• [Source excerpt]:
-- Start --

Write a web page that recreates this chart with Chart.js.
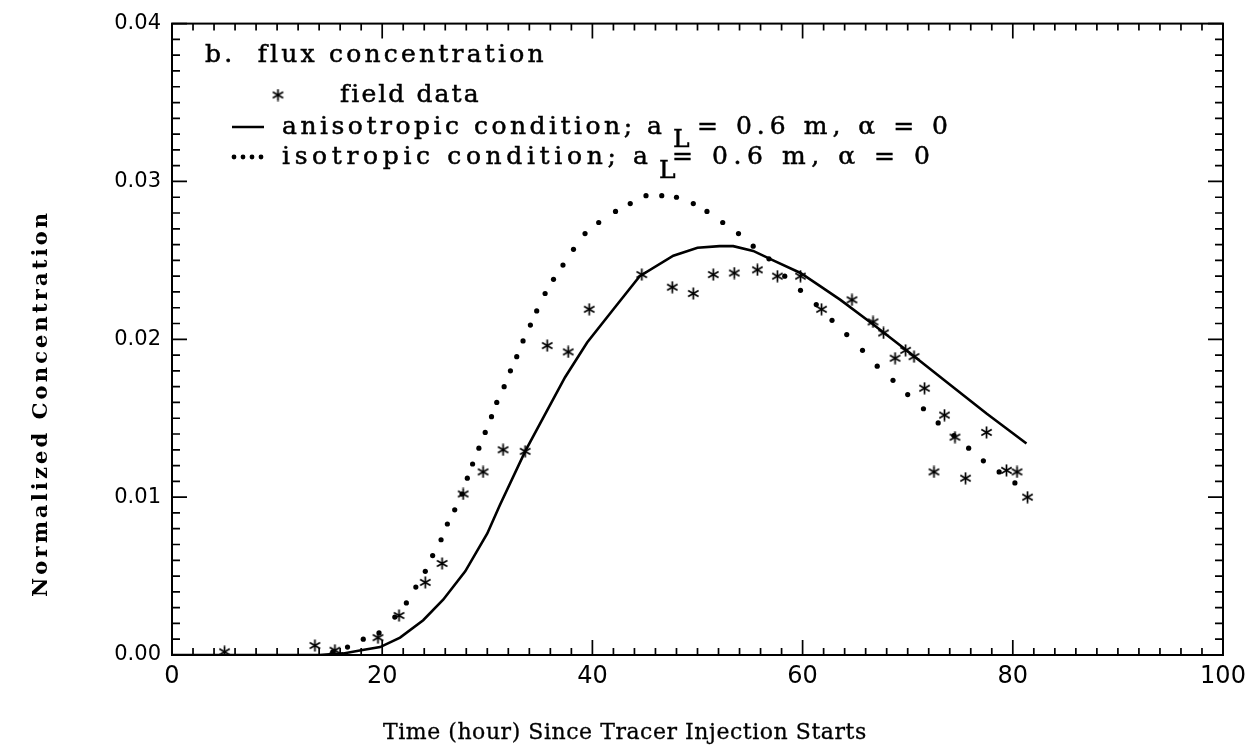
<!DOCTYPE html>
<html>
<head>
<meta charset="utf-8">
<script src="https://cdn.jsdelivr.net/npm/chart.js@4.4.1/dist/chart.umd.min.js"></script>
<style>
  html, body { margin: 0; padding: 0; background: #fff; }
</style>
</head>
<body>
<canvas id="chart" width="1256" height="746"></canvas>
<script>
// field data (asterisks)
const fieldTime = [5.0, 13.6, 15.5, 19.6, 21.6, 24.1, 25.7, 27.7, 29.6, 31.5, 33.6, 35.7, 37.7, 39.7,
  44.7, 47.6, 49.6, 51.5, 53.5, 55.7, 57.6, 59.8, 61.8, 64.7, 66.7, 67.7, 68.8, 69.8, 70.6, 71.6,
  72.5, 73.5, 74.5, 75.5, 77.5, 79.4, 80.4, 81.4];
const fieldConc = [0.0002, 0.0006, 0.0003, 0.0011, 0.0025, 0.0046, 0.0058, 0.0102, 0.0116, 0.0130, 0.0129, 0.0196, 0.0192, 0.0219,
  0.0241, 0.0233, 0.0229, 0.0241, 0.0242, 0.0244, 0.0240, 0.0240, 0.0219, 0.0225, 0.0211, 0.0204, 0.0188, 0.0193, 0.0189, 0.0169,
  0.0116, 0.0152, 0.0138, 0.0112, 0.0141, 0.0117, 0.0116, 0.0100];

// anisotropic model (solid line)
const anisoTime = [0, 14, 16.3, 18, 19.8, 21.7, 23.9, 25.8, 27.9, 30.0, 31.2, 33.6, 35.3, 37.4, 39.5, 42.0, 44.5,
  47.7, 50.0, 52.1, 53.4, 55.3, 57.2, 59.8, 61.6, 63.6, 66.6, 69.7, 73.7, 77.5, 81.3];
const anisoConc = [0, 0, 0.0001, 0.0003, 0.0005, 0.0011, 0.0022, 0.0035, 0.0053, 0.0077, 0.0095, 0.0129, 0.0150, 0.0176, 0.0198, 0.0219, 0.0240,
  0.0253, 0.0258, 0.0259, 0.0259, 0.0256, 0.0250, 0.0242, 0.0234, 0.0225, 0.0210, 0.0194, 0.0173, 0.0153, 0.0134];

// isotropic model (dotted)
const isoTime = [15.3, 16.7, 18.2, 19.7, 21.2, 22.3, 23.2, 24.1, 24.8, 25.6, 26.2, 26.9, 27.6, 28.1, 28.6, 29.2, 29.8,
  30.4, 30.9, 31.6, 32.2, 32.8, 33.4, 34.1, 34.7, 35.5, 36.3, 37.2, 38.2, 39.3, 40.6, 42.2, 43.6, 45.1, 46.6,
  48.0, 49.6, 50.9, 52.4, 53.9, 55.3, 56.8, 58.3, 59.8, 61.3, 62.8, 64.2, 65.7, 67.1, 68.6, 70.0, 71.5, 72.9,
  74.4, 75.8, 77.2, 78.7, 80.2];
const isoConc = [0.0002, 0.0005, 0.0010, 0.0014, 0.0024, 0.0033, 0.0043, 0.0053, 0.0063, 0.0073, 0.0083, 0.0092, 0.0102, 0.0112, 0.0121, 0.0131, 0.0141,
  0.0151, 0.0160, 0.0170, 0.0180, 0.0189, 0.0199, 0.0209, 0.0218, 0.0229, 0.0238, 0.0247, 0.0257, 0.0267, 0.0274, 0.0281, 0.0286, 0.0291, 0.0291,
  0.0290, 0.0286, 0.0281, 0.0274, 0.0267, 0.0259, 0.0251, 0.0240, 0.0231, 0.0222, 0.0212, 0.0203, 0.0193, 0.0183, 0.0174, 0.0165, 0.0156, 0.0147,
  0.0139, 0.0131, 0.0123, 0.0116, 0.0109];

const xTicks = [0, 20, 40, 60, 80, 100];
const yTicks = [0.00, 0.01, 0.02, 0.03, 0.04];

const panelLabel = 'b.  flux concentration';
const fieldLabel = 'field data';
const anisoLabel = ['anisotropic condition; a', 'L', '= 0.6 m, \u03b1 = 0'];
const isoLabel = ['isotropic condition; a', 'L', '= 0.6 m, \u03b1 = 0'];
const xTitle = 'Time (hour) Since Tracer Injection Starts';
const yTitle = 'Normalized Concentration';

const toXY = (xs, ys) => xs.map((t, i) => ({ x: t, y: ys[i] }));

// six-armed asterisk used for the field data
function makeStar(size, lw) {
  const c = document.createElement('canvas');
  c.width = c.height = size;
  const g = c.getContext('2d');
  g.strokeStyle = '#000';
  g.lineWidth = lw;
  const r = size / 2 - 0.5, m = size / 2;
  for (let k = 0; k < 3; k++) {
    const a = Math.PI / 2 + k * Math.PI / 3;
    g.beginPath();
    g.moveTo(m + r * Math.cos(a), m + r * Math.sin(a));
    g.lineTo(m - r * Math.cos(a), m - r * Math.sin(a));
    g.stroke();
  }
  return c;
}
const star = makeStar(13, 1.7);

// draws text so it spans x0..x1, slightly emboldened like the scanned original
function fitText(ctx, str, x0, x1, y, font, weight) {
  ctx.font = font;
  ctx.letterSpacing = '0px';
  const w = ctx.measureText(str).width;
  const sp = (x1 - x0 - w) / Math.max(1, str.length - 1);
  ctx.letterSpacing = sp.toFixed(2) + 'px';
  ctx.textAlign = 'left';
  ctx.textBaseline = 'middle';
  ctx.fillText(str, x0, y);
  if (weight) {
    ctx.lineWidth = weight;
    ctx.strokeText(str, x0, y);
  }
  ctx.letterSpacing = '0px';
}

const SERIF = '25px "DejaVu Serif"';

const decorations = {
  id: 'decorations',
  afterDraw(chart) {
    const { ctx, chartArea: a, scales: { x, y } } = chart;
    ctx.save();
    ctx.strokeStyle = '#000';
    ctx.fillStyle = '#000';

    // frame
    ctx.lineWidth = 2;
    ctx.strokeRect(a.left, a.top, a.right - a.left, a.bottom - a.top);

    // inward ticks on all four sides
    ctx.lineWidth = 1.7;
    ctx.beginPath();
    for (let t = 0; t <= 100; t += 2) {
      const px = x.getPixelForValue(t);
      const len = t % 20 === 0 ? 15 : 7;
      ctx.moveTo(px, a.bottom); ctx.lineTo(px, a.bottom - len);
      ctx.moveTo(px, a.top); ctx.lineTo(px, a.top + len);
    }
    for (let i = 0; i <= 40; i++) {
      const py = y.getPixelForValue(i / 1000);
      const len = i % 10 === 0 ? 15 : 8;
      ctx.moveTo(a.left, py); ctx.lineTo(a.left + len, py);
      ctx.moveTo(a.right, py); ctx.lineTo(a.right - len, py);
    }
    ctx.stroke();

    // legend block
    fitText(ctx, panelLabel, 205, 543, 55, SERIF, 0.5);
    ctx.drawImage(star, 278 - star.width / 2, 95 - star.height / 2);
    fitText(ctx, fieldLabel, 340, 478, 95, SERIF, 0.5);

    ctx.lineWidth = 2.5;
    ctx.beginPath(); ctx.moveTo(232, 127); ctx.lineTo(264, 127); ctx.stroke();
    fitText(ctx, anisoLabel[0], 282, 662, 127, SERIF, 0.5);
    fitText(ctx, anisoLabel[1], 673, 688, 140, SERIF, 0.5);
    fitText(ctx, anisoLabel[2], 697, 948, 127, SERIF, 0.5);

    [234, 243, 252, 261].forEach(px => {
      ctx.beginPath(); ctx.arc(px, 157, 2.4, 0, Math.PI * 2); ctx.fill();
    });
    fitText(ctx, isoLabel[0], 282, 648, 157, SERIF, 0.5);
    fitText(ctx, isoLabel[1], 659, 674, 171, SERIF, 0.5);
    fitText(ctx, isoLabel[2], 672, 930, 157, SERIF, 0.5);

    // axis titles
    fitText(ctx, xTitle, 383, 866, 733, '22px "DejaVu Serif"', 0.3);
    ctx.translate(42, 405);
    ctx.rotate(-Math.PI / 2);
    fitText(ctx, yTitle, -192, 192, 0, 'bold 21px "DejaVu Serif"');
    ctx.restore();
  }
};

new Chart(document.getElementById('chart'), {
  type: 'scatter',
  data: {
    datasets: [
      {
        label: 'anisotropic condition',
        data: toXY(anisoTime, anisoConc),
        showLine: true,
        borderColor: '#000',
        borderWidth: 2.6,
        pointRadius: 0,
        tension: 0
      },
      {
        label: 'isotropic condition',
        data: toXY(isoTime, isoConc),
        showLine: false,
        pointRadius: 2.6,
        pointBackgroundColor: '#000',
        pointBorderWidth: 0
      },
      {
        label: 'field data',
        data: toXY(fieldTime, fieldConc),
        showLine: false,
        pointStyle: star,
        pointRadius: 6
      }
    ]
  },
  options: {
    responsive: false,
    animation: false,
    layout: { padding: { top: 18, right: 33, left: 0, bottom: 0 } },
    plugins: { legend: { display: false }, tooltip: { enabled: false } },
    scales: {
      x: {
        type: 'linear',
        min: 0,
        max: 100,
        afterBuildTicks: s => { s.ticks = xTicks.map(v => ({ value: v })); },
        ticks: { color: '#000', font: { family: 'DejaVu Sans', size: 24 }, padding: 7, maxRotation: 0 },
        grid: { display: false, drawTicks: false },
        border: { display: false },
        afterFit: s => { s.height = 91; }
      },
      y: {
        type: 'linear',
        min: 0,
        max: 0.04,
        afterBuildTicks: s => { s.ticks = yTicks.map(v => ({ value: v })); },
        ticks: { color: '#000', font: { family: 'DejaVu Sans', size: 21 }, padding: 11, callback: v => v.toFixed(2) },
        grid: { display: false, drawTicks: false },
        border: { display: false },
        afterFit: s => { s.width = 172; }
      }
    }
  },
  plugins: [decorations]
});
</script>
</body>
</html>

-- End --

• [Exercise prompt]: Reproduce the material above exactly, first line through the line that contains "0.0173, 0.0153, 0.0134];", minus the pictures.

• [Written response]:
Write a web page that recreates this chart with Chart.js.
<!DOCTYPE html>
<html>
<head>
<meta charset="utf-8">
<script src="https://cdn.jsdelivr.net/npm/chart.js@4.4.1/dist/chart.umd.min.js"></script>
<style>
  html, body { margin: 0; padding: 0; background: #fff; }
</style>
</head>
<body>
<canvas id="chart" width="1256" height="746"></canvas>
<script>
// field data (asterisks)
const fieldTime = [5.0, 13.6, 15.5, 19.6, 21.6, 24.1, 25.7, 27.7, 29.6, 31.5, 33.6, 35.7, 37.7, 39.7,
  44.7, 47.6, 49.6, 51.5, 53.5, 55.7, 57.6, 59.8, 61.8, 64.7, 66.7, 67.7, 68.8, 69.8, 70.6, 71.6,
  72.5, 73.5, 74.5, 75.5, 77.5, 79.4, 80.4, 81.4];
const fieldConc = [0.0002, 0.0006, 0.0003, 0.0011, 0.0025, 0.0046, 0.0058, 0.0102, 0.0116, 0.0130, 0.0129, 0.0196, 0.0192, 0.0219,
  0.0241, 0.0233, 0.0229, 0.0241, 0.0242, 0.0244, 0.0240, 0.0240, 0.0219, 0.0225, 0.0211, 0.0204, 0.0188, 0.0193, 0.0189, 0.0169,
  0.0116, 0.0152, 0.0138, 0.0112, 0.0141, 0.0117, 0.0116, 0.0100];

// anisotropic model (solid line)
const anisoTime = [0, 14, 16.3, 18, 19.8, 21.7, 23.9, 25.8, 27.9, 30.0, 31.2, 33.6, 35.3, 37.4, 39.5, 42.0, 44.5,
  47.7, 50.0, 52.1, 53.4, 55.3, 57.2, 59.8, 61.6, 63.6, 66.6, 69.7, 73.7, 77.5, 81.3];
const anisoConc = [0, 0, 0.0001, 0.0003, 0.0005, 0.0011, 0.0022, 0.0035, 0.0053, 0.0077, 0.0095, 0.0129, 0.0150, 0.0176, 0.0198, 0.0219, 0.0240,
  0.0253, 0.0258, 0.0259, 0.0259, 0.0256, 0.0250, 0.0242, 0.0234, 0.0225, 0.0210, 0.0194, 0.0173, 0.0153, 0.0134];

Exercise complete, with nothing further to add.